もし今、武豊騎手だとか、川田騎手だとかが外国に遠征して、80回騎乗して1勝しかできなかったとしてですよ、人気薄の馬ばっかりだったとして、どんなインタビューになると思いますか?
確実に同情的な内容になるでしょう。
武豊TVだったら、武豊騎手が、あっさり「いやあ、人気薄の馬ばっかりでしたからねえ~」って言うでしょ、普通に。
そんでMCが「そうですよね~。」ってことになって、視聴者も、そうだよなあ~仕方ないよなあ~で納得でしょう。
このインタビュー自体がその程度のトーンというか、そんなに目くじら立てて注目すべきものでもないってことです。
実際のところ、モリス騎手がどのような気持ちで日本に来たのかもわからないですしね。
"hopefully I’ll be invited back."
と、invite という単語を使っているんですが、ジャパンカップじゃないので、招待レースではないんですよね。
実際申し込んで、JRAの許可が出なければ日本の短期免許を得られないのだから、inviteって言えばinviteなのかもしれないですが、なんちゅうかこのwordには「積極性」が感じられないですよね。

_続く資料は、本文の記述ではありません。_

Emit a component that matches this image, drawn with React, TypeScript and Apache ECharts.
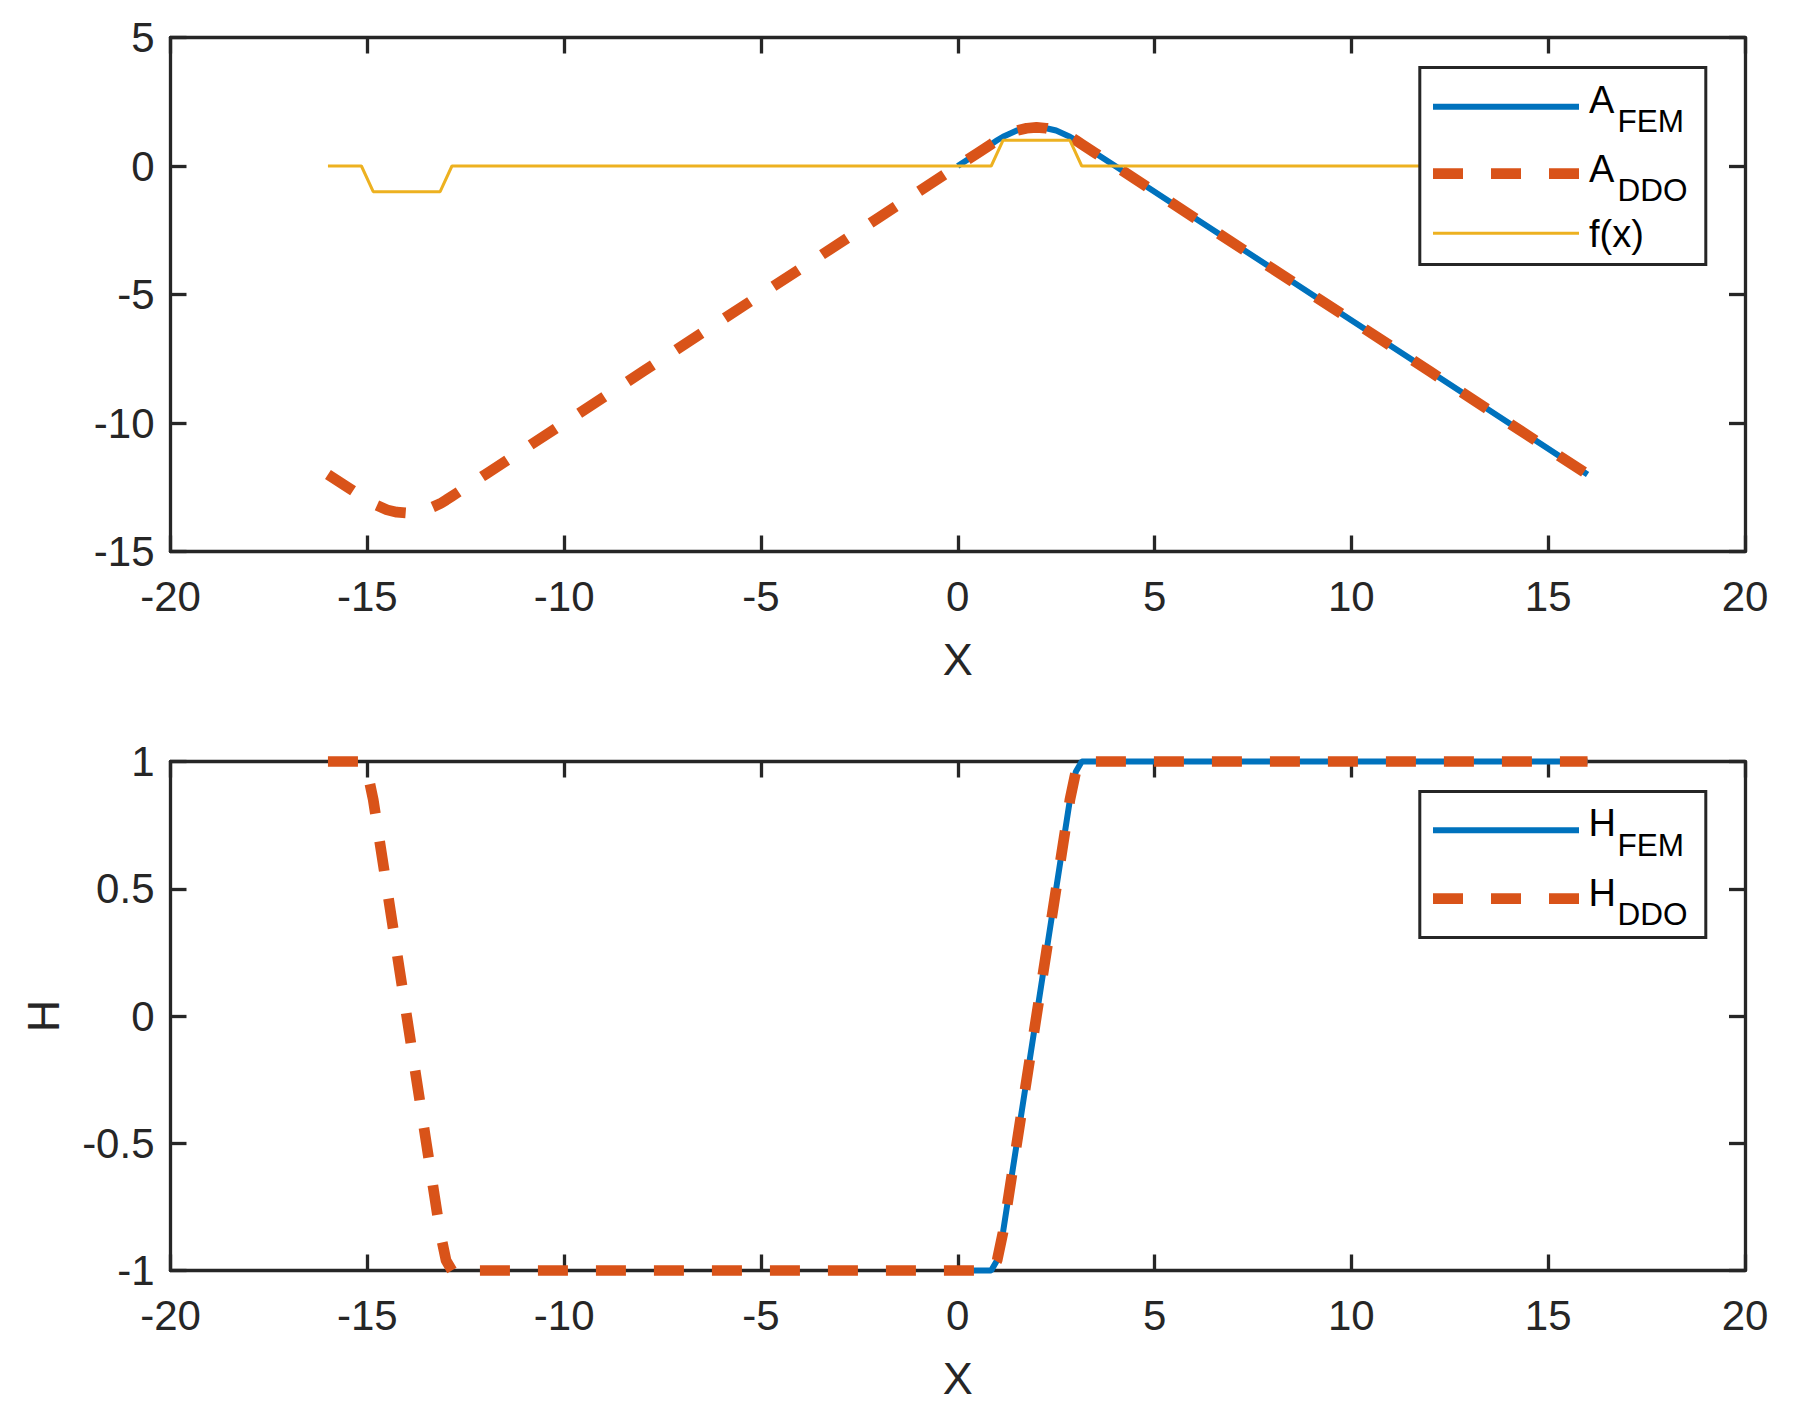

そのあたりの気持ちの問題も、日本でうまくいかなかった根底にあったのかもしれません。
ということで長くなりましたが、ガチョウvs.白鳥のタイトルマッチは終了です(笑)。
繰り返しますが、本当のところはモリス騎手に直接尋ねないとわかりようがないですから、あまりムキにならずに、だめだったね、仕方ないね、hopefully って言っても、途中で帰っちゃったんだからJRAは怒っていると思うし、もう二度と短期免許の許可は出ないと思うよ、ということでおしまいにしましょう。